* PROBLEM TO SOLVE *
Keep to the lines from the line containing "Write a web" through the line containing "69.7, 72.3, 72.6];": copy them exactly and leave every picture out.
— Begin MATERIAL —
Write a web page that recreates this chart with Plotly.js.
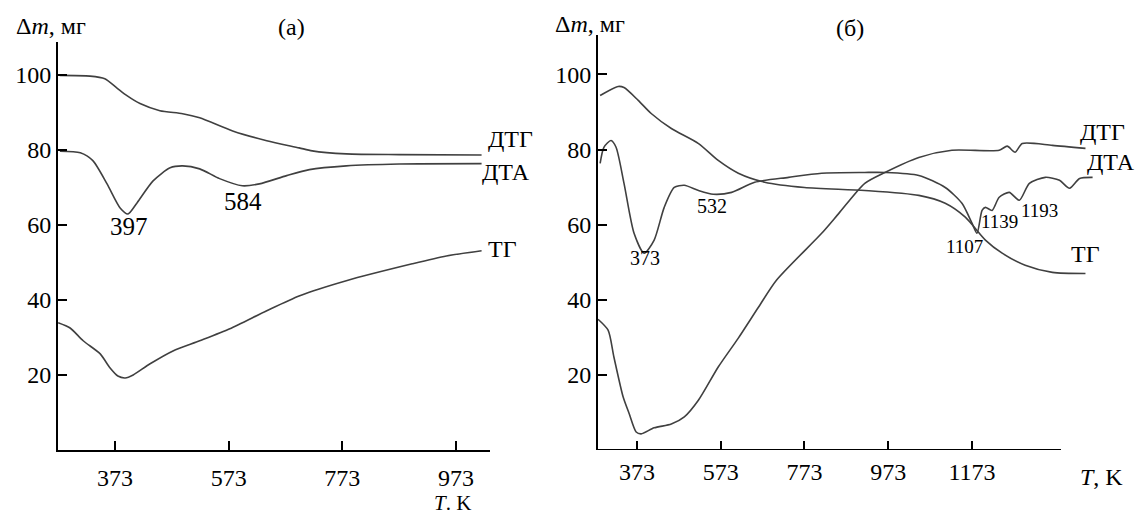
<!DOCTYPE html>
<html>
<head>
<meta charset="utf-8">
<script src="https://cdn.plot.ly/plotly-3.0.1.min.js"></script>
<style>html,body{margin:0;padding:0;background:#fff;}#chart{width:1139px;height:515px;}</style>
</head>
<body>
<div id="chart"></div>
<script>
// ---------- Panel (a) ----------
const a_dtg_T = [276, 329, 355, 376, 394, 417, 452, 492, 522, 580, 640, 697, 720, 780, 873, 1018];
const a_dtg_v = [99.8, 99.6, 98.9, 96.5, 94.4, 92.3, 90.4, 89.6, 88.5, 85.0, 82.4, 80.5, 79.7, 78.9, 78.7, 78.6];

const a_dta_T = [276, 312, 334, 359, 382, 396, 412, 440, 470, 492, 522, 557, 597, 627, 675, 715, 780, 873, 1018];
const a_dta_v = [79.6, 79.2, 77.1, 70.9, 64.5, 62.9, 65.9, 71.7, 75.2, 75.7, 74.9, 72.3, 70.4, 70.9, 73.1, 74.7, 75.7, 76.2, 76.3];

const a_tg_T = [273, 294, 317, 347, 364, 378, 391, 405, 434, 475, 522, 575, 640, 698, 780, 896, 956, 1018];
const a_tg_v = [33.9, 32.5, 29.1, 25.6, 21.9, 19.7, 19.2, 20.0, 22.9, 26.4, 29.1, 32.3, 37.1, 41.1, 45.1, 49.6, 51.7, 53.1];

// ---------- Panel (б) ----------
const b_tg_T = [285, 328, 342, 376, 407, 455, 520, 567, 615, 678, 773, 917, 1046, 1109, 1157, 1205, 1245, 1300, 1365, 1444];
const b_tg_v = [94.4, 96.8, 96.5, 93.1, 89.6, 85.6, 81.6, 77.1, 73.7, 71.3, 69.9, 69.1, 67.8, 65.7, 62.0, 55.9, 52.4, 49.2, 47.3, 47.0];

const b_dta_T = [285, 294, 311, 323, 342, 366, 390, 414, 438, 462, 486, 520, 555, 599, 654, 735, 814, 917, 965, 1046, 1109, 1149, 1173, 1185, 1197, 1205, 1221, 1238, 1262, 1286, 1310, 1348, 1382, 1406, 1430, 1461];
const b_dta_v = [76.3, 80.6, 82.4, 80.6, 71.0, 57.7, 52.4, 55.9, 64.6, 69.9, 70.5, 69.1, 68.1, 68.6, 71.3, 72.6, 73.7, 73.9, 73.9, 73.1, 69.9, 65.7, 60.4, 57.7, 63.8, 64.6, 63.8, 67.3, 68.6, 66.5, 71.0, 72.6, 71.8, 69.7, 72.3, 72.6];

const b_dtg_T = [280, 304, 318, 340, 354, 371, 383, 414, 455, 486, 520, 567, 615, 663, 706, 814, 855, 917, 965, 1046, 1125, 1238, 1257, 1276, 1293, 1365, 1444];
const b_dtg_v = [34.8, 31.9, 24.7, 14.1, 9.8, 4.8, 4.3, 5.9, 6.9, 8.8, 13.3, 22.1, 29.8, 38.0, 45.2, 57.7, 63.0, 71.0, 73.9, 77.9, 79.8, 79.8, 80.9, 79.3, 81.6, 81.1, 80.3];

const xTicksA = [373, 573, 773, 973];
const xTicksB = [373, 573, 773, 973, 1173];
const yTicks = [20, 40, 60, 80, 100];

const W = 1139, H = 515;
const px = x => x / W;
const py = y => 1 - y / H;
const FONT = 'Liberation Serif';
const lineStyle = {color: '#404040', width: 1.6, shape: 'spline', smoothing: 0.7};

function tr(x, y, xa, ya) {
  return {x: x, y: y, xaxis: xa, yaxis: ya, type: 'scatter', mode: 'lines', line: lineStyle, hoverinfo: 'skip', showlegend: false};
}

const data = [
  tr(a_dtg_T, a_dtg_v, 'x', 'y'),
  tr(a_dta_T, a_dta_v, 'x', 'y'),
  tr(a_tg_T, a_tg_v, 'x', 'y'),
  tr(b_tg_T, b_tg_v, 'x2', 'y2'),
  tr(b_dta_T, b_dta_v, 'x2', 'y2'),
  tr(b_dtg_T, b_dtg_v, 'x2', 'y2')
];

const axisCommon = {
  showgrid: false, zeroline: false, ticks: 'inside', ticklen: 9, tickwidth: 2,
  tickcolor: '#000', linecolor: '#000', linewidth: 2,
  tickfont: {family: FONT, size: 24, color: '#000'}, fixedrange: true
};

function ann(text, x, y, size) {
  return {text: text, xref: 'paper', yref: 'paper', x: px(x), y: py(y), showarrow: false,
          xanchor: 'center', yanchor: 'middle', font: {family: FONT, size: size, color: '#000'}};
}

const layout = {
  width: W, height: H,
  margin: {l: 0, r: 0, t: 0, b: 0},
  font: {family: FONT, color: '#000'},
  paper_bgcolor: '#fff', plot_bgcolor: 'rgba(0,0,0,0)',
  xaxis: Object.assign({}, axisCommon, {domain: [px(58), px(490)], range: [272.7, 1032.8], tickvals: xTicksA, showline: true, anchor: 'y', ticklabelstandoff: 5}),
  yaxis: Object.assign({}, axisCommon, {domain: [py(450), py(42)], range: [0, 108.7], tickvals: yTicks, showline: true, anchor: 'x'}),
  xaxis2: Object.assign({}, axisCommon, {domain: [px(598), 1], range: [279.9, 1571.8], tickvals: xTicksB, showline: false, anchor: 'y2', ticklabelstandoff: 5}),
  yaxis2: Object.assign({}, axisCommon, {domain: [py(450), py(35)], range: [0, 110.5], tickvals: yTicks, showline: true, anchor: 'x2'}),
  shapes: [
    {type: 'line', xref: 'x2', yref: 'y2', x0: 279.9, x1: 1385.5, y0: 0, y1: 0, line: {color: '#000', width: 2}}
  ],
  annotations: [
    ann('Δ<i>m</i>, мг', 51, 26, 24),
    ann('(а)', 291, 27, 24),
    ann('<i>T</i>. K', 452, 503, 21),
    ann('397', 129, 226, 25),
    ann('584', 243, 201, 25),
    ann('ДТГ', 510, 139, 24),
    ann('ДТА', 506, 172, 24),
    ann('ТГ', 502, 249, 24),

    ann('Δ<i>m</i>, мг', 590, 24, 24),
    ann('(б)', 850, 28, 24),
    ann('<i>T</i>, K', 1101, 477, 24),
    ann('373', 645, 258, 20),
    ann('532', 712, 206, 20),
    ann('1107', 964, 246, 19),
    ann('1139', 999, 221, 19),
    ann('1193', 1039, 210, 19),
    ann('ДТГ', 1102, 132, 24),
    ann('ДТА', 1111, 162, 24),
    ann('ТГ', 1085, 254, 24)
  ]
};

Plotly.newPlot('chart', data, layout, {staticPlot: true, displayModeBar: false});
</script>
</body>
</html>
— End MATERIAL —
— Begin MATERIAL —
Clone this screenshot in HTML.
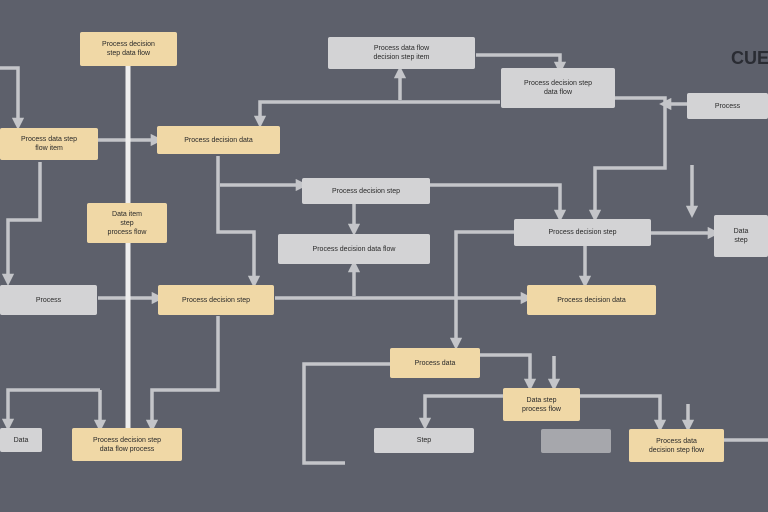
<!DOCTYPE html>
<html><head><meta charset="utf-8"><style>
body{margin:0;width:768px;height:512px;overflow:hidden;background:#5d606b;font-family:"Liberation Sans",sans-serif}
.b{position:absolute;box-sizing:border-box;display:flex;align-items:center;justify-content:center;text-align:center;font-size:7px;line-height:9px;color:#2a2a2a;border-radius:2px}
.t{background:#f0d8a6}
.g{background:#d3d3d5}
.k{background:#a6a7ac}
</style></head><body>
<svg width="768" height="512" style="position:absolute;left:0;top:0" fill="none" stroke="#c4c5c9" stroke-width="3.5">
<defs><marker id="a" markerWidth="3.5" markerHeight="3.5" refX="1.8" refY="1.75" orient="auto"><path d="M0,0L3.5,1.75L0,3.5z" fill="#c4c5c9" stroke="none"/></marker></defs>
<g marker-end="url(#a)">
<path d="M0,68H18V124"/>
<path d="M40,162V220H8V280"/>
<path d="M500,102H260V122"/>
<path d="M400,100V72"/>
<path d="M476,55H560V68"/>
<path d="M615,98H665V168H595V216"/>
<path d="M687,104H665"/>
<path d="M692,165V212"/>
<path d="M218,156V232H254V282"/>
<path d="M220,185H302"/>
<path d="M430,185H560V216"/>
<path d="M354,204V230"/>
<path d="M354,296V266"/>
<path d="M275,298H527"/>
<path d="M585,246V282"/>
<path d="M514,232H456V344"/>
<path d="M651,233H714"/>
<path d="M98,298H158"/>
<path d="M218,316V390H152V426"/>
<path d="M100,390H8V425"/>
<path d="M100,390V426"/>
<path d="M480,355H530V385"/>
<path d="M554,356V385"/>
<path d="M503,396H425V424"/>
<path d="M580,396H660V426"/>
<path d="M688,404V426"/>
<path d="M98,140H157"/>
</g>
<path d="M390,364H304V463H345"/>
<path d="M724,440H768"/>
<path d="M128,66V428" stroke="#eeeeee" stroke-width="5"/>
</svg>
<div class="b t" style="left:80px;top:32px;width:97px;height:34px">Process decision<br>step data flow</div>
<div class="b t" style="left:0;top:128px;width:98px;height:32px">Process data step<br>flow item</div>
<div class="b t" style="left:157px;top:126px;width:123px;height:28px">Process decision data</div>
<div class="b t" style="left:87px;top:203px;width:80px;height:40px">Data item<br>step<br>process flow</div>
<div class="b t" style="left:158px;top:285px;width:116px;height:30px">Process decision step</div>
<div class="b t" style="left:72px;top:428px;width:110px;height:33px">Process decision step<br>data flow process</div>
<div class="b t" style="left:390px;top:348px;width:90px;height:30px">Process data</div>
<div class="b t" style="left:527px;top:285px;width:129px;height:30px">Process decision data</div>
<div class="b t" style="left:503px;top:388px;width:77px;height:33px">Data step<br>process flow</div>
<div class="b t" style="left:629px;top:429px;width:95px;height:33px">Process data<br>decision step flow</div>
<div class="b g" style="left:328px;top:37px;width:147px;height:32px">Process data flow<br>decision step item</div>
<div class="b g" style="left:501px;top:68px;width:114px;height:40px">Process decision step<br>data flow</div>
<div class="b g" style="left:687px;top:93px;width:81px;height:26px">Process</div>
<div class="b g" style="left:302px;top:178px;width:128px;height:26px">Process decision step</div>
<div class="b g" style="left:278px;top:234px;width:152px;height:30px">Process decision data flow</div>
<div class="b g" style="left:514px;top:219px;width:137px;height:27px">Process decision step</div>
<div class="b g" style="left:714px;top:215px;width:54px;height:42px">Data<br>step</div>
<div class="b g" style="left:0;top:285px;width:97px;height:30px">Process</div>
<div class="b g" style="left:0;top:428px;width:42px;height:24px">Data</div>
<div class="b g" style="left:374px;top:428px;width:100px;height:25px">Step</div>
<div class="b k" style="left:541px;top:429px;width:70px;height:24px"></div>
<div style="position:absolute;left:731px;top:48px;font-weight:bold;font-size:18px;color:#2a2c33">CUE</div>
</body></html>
— End MATERIAL —
* CORRECT OUTPUT *
Write a web page that recreates this chart with Plotly.js.
<!DOCTYPE html>
<html>
<head>
<meta charset="utf-8">
<script src="https://cdn.plot.ly/plotly-3.0.1.min.js"></script>
<style>html,body{margin:0;padding:0;background:#fff;}#chart{width:1139px;height:515px;}</style>
</head>
<body>
<div id="chart"></div>
<script>
// ---------- Panel (a) ----------
const a_dtg_T = [276, 329, 355, 376, 394, 417, 452, 492, 522, 580, 640, 697, 720, 780, 873, 1018];
const a_dtg_v = [99.8, 99.6, 98.9, 96.5, 94.4, 92.3, 90.4, 89.6, 88.5, 85.0, 82.4, 80.5, 79.7, 78.9, 78.7, 78.6];

const a_dta_T = [276, 312, 334, 359, 382, 396, 412, 440, 470, 492, 522, 557, 597, 627, 675, 715, 780, 873, 1018];
const a_dta_v = [79.6, 79.2, 77.1, 70.9, 64.5, 62.9, 65.9, 71.7, 75.2, 75.7, 74.9, 72.3, 70.4, 70.9, 73.1, 74.7, 75.7, 76.2, 76.3];

const a_tg_T = [273, 294, 317, 347, 364, 378, 391, 405, 434, 475, 522, 575, 640, 698, 780, 896, 956, 1018];
const a_tg_v = [33.9, 32.5, 29.1, 25.6, 21.9, 19.7, 19.2, 20.0, 22.9, 26.4, 29.1, 32.3, 37.1, 41.1, 45.1, 49.6, 51.7, 53.1];

// ---------- Panel (б) ----------
const b_tg_T = [285, 328, 342, 376, 407, 455, 520, 567, 615, 678, 773, 917, 1046, 1109, 1157, 1205, 1245, 1300, 1365, 1444];
const b_tg_v = [94.4, 96.8, 96.5, 93.1, 89.6, 85.6, 81.6, 77.1, 73.7, 71.3, 69.9, 69.1, 67.8, 65.7, 62.0, 55.9, 52.4, 49.2, 47.3, 47.0];

const b_dta_T = [285, 294, 311, 323, 342, 366, 390, 414, 438, 462, 486, 520, 555, 599, 654, 735, 814, 917, 965, 1046, 1109, 1149, 1173, 1185, 1197, 1205, 1221, 1238, 1262, 1286, 1310, 1348, 1382, 1406, 1430, 1461];
const b_dta_v = [76.3, 80.6, 82.4, 80.6, 71.0, 57.7, 52.4, 55.9, 64.6, 69.9, 70.5, 69.1, 68.1, 68.6, 71.3, 72.6, 73.7, 73.9, 73.9, 73.1, 69.9, 65.7, 60.4, 57.7, 63.8, 64.6, 63.8, 67.3, 68.6, 66.5, 71.0, 72.6, 71.8, 69.7, 72.3, 72.6];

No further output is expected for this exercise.